C’est d’ailleurs aussi cela Facebook: des chaînes de commentaires qui peuvent aller à l’infini mais qui restent tout de même plus intéressantes et un peu plus censées et courtoises que ce qu’on peut trouver sur d’autres forums où, au final, on retombe toujours –et quel que soit le sujet– sur la question du Sahara, le sort des Palestiniens ou le complot du Qatar et d’Al-Jazeera…
«L’amicale des lecteurs de Pif»
Reste que Facebook, ce sont aussi des intrusions intempestives d’inconnus qui semblent avoir quelques problèmes avec la grammaire et l’orthographe.
La faute aux fameux messages personnels (les «mp»). Exemple : «Slt. T-ki? T’m kel zik? T’m M Pokora?». Ya ouled, dégage, j’ai presque l’âge de ton grand-père…! Outre les «mp», il y a les fanas de jeux qui vous sollicitent pour jouer à je ne sais quelle cityville, smallville, angry birds ou tetris battle.
Là aussi, il faut un certain tact, un peu de patience, pour décliner les invitations des uns, les rappels des autres. Mais, le pire, à mon sens, c’est de se retrouver inscrit d’autorité à un groupe de discussion, qu’il soit fermé (non accessible aux non-inscrits) ou ouvert.
Je n’en citerai aucun pour ne faire de mal à personne mais, pour en avoir une idée, imaginez des titres tels que «l’amicale des lecteurs de Pif», «mettons fin à l’élevage de poulets en batterie» ou encore «les partisans d’un décalage du ramadan au mois de décembre».
Un coup de souris d’un «ami» bien intentionné et vous voilà embringué dans des échanges qui vous dépassent ou, c’est selon, vous sidèrent. Il faut alors quitter la bande sur la pointe des pieds pour ne fâcher personne. Ceci étant précisé, je vous conseille tout de même la découverte du groupe «Sonazmen, sonapoz, tchaqlala & co», dédié à la nost-Algérie des années 1970 (ah, les logos de l’époque…)

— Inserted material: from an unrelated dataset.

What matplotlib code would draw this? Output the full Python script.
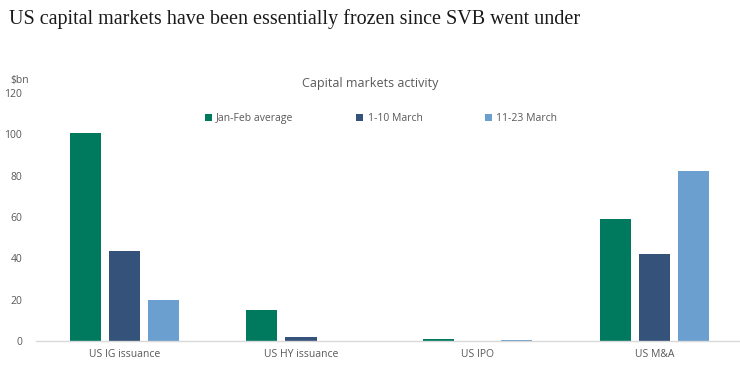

Voilà donc pour Facebook. Informations, compilations d’articles, messages personnels, retours dans le passé, photographies, débats plus ou moins virulents: une immense agora du XXIème siècle, avec beaucoup de bruit, d’agitation et d’échanges.
Et une question existentielle qui demeure: comment ce réseau, désormais dépendant des critères de rentabilité boursière, va-t-il évoluer? Et que fera-t-on s’il venait à ne plus exister?